Descending the stairs of the shrine, he walked back and forth in the courtyard of the monastery, his mind withdrawn. Suddenly the tenseness of his thought expressed itself in a whisper loud enough to be heard by Swami Premananda who was nearby. The Swami was saying to himself, “If there were another Vivekananda, he would have understood what Vivekananda has done! And yet, how many Vivekanandas shall be born in time!!” This remark startled his brother-disciple, for never did the Swami speak thus, save when the flood-gates of his soul were thrown open and the living waters of the highest Consciousness rushed forth.
To The Fourth Of July
Behold, the dark clouds melt away,
That gathered thick at night, and hung
So like a gloomy pall above the earth!
Before thy magic touch, the world
Awakes. The birds in chorus sing.
The flowers raise their star-like crowns-
Dew-set, and wave thee welcome fair.
The lakes are opening wide in love
Their hundred thousand lotus-eyes
To welcome thee, with all their depth.
All hail to thee, thou Lord of Light!
A welcome new to thee, today,
O sun! today thou sheddest LIBERTY!
Bethink thee how the world did wait,
And search for thee, through time and clime.

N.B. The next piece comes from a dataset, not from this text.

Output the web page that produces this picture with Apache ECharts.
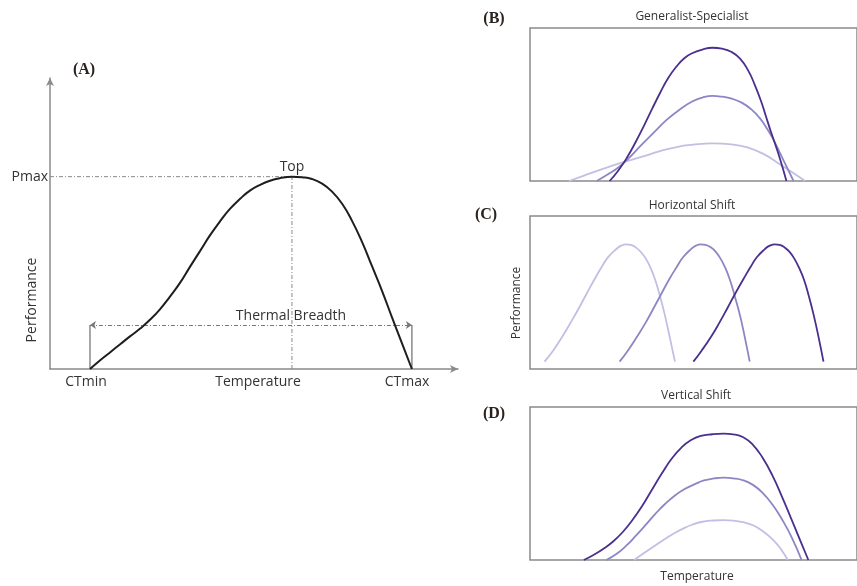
<!DOCTYPE html>
<html><head><meta charset="utf-8">
<script src="https://cdn.jsdelivr.net/npm/echarts@6/dist/echarts.min.js"></script>
<style>html,body{margin:0;padding:0;background:#fff}#chart{width:857px;height:586px}</style>
</head><body><div id="chart"></div>
<script>
// (A) thermal performance curve: temperature vs performance (arbitrary units)
const tpcTemp = [9.8, 12.3, 14.7, 17.2, 19.6, 22.1, 24.5, 27.0, 29.4, 31.9, 34.3, 36.8, 39.2, 41.7, 44.1, 46.6, 49.0, 51.5, 53.9, 56.4, 59.3,
                 61.8, 64.2, 66.7, 69.1, 71.6, 74.0, 76.5, 78.9, 81.4, 83.8, 86.3, 88.7];
const tpcPerf = [0, 3.0, 5.7, 8.5, 11.2, 13.9, 16.9, 20.6, 24.9, 29.7, 35.1, 40.6, 45.9, 50.8, 55.0, 58.5, 61.3, 63.3, 64.7, 65.6, 66.1,
                 65.9, 65.3, 63.7, 61.0, 56.8, 51.0, 43.6, 35.4, 26.8, 17.8, 8.7, 0];
const ctMin = 9.8, ctMax = 88.7, tOpt = 59.3, pMax = 66.1, breadthLevel = 15.1;

// (B) generalist-specialist trade-off
const bSpecT = [24.7, 27.3, 30.3, 32.8, 35.4, 37.9, 40.4, 42.9, 45.5, 48.0, 50.5, 53.5, 56.6, 59.6, 62.6, 65.2, 67.7, 69.7, 71.7, 73.2, 74.7, 76.3, 77.8, 79.6];
const bSpecP = [0, 6.5, 16.0, 25.5, 36.2, 47.1, 57.7, 67.3, 74.9, 80.4, 83.7, 85.9, 87.1, 86.5, 84.3, 80.0, 72.3, 63.2, 52.3, 42.5, 32.7, 22.9, 13.1, 0];
const bMidT = [20.7, 24.2, 27.3, 30.3, 34.3, 38.4, 42.4, 46.5, 50.5, 53.5, 56.6, 59.6, 62.6, 65.7, 68.7, 71.2, 73.7, 75.8, 77.8, 79.8, 81.8];
const bMidP = [0, 4.4, 8.7, 14.2, 22.9, 31.6, 39.9, 46.8, 52.1, 54.5, 55.6, 55.1, 53.8, 51.2, 46.8, 41.4, 33.8, 26.1, 17.4, 8.7, 0];
const bGenT = [12.1, 17.2, 22.2, 26.3, 30.3, 35.4, 40.4, 45.5, 50.5, 56.6, 62.6, 67.7, 72.7, 76.8, 80.8, 85.4];
const bGenP = [0, 3.9, 7.6, 10.5, 13.1, 16.3, 19.6, 22.2, 23.7, 24.6, 24.0, 21.8, 17.4, 12.0, 6.5, 0];

// (C) horizontal shift: one curve shape at three positions along temperature
const cPerf = [4.8, 11.8, 21.4, 30.3, 39.9, 49.7, 59.3, 66.5, 73.0, 78.4, 80.6, 81.5, 81.1, 79.5, 76.7, 72.3, 66.2, 58.0, 47.3, 34.9, 20.5, 4.8];
const cLowT = [4.5, 7.1, 10.1, 12.6, 15.2, 17.7, 20.2, 22.2, 24.2, 26.8, 28.3, 29.8, 31.3, 32.8, 34.3, 35.9, 37.4, 38.9, 40.4, 41.9, 43.4, 45.0];
const cMidT = [27.8, 30.3, 33.3, 35.9, 38.4, 40.9, 43.4, 45.5, 47.5, 50.0, 51.5, 53.0, 54.5, 56.1, 57.6, 59.1, 60.6, 62.1, 63.6, 65.2, 66.7, 68.2];
const cHighT = [50.7, 53.2, 56.3, 58.8, 61.3, 63.8, 66.4, 68.4, 70.4, 72.9, 74.4, 76.0, 77.5, 79.0, 80.5, 82.0, 83.5, 85.1, 86.6, 88.1, 89.6, 91.1];

// (D) vertical shift
const dHighT = [16.7, 19.7, 22.7, 25.8, 28.8, 31.8, 34.9, 37.9, 40.9, 43.9, 47.0, 50.0, 53.0, 56.6, 60.1,
                63.1, 66.2, 69.2, 72.2, 75.3, 78.3, 81.3, 83.8, 86.4];
const dHighP = [0, 3.3, 7.2, 12.1, 18.3, 26.1, 35.6, 46.1, 56.5, 66.0, 73.5, 78.4, 81.1, 82.2, 82.6,
                82.1, 80.2, 75.3, 66.8, 55.0, 41.0, 25.9, 13.1, 0];
const dMidT = [23.7, 26.8, 29.8, 32.8, 35.9, 38.9, 41.9, 45.0, 48.0, 51.0, 54.0, 57.1, 60.1,
               63.1, 66.2, 69.2, 72.2, 75.3, 78.3, 81.3, 84.3];
const dMidP = [0, 3.9, 9.2, 15.7, 22.9, 30.1, 36.6, 42.2, 46.4, 49.4, 52.0, 53.3, 53.8,
               53.4, 52.1, 49.1, 43.9, 36.1, 26.3, 14.5, 0];
const dLowT = [32.3, 35.4, 38.4, 41.4, 44.4, 47.5, 50.5, 53.5, 56.6, 60.1, 63.1, 66.2, 69.2, 72.2, 75.3, 77.8, 80.0];
const dLowP = [0, 4.5, 8.8, 13.1, 17.0, 20.5, 23.2, 25.0, 25.8, 26.1, 25.8, 24.7, 22.7, 19.0, 13.5, 7.4, 0];

const DARK = '#4b2f8e', MID = '#8d86c4', LIGHT = '#c1c0e3';
const TXT = '#333';
const FONT = "'Open Sans', sans-serif";
const pairs = (xs, ys) => xs.map((x, i) => [x, ys[i]]);

const boxStyle = { show: true, borderColor: '#8a8a8a', borderWidth: 1.5 };
const grids = [
  { left: 50, top: 78, width: 408, height: 291 },                          // A
  Object.assign({ left: 530, top: 28, width: 335, height: 153 }, boxStyle),  // B
  Object.assign({ left: 530, top: 216, width: 335, height: 153 }, boxStyle), // C
  Object.assign({ left: 530, top: 407, width: 335, height: 153 }, boxStyle)  // D
];

const hiddenAxis = (i, max) => ({
  type: 'value', gridIndex: i, min: 0, max: max,
  axisLine: { show: false }, axisTick: { show: false }, axisLabel: { show: false }, splitLine: { show: false }
});
const arrowAxis = {
  type: 'value', gridIndex: 0, min: 0, max: 100,
  axisLine: { lineStyle: { color: '#8a8a8a', width: 1.5 }, symbol: ['none', 'arrow'], symbolSize: [6, 8] },
  axisTick: { show: false }, axisLabel: { show: false }, splitLine: { show: false }
};

const xAxes = [arrowAxis, hiddenAxis(1, 101.5), hiddenAxis(2, 101.5), hiddenAxis(3, 101.5)];
const yAxes = [arrowAxis, hiddenAxis(1, 100), hiddenAxis(2, 100), hiddenAxis(3, 100)];

const curve = (g, xs, ys, color, w) => ({
  type: 'line', xAxisIndex: g, yAxisIndex: g, data: pairs(xs, ys),
  smooth: 0.5, showSymbol: false, silent: true,
  lineStyle: { color: color, width: w }, z: 5
});
const guide = (pts, type, color, w) => ({
  type: 'line', xAxisIndex: 0, yAxisIndex: 0, data: pts, showSymbol: false, silent: true,
  lineStyle: { color: color || '#8a8a8a', width: w || 1, type: type }, z: 3
});

const dashDot = [4, 2, 1, 2];

const series = [
  curve(0, tpcTemp, tpcPerf, '#1e1e1e', 2),
  guide([[0, pMax], [tOpt, pMax]], dashDot),
  guide([[tOpt, 0], [tOpt, pMax]], dashDot),
  guide([[ctMin, 0], [ctMin, breadthLevel]], 'solid', '#8a8a8a', 1.5),
  guide([[ctMax, 0], [ctMax, breadthLevel]], 'solid', '#8a8a8a', 1.5),
  {
    type: 'lines', coordinateSystem: 'cartesian2d', xAxisIndex: 0, yAxisIndex: 0, silent: true,
    symbol: ['arrow', 'arrow'], symbolSize: 6,
    lineStyle: { color: '#777', width: 1, type: dashDot, opacity: 1 },
    data: [{ coords: [[ctMin, breadthLevel], [ctMax, breadthLevel]] }], z: 4
  },
  curve(1, bGenT, bGenP, LIGHT, 1.8),
  curve(1, bMidT, bMidP, MID, 1.8),
  curve(1, bSpecT, bSpecP, DARK, 1.8),
  curve(2, cLowT, cPerf, LIGHT, 1.8),
  curve(2, cMidT, cPerf, MID, 1.8),
  curve(2, cHighT, cPerf, DARK, 1.8),
  curve(3, dLowT, dLowP, LIGHT, 1.8),
  curve(3, dMidT, dMidP, MID, 1.8),
  curve(3, dHighT, dHighP, DARK, 1.8)
];

const txt = (x, y, text, opts) => Object.assign({
  type: 'text', x: x, y: y, silent: true,
  style: Object.assign({ text: text, fill: TXT, font: '14px ' + FONT, align: 'center', verticalAlign: 'middle' }, (opts && opts.style) || {})
}, opts && opts.rotation ? { rotation: opts.rotation } : {});
const panelLabel = (x, y, t) => txt(x, y, t, { style: { font: "bold 16px 'Liberation Serif', serif", fill: '#2a2320' } });
const small = (x, y, t, rot) => txt(x, y, t, { style: { font: '12px ' + FONT }, rotation: rot });

const graphic = [
  panelLabel(84, 70, '(A)'),
  txt(48, 177, 'Pmax', { style: { align: 'right' } }),
  txt(292, 167, 'Top'),
  txt(32, 300, 'Performance', { rotation: Math.PI / 2 }),
  txt(291, 316, 'Thermal Breadth'),
  txt(86, 382, 'CTmin'),
  txt(258, 382, 'Temperature'),
  txt(407, 382, 'CTmax'),
  panelLabel(494, 19, '(B)'),
  small(692, 17, 'Generalist-Specialist'),
  panelLabel(486, 215, '(C)'),
  small(692, 206, 'Horizontal Shift'),
  small(517, 303, 'Performance', Math.PI / 2),
  panelLabel(494, 414, '(D)'),
  small(696, 396, 'Vertical Shift'),
  small(697, 577, 'Temperature')
];

const chart = echarts.init(document.getElementById('chart'), null, { renderer: 'canvas' });
chart.setOption({
  animation: false,
  backgroundColor: '#fff',
  grid: grids,
  xAxis: xAxes,
  yAxis: yAxes,
  series: series,
  graphic: graphic
});
</script>
</body></html>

Some gave up home and love of friends,
And went in quest of thee, self banished,
Through dreary oceans, through primeval forests,
Each step a struggle for their life or death;
Then came the day when work bore fruit,
And worship, love, and sacrifice,
Fulfilled, accepted, and complete.
Then thou, propitious, rose to shed
The light of FREEDOM on mankind.
Move on, O Lord, on thy resistless path!
Till thy high noon o’erspreads the world.
Till every land reflects thy light,
Till men and women, with uplifted head,
Behold their shackles broken, and
Know, in springing joy, their life renewed!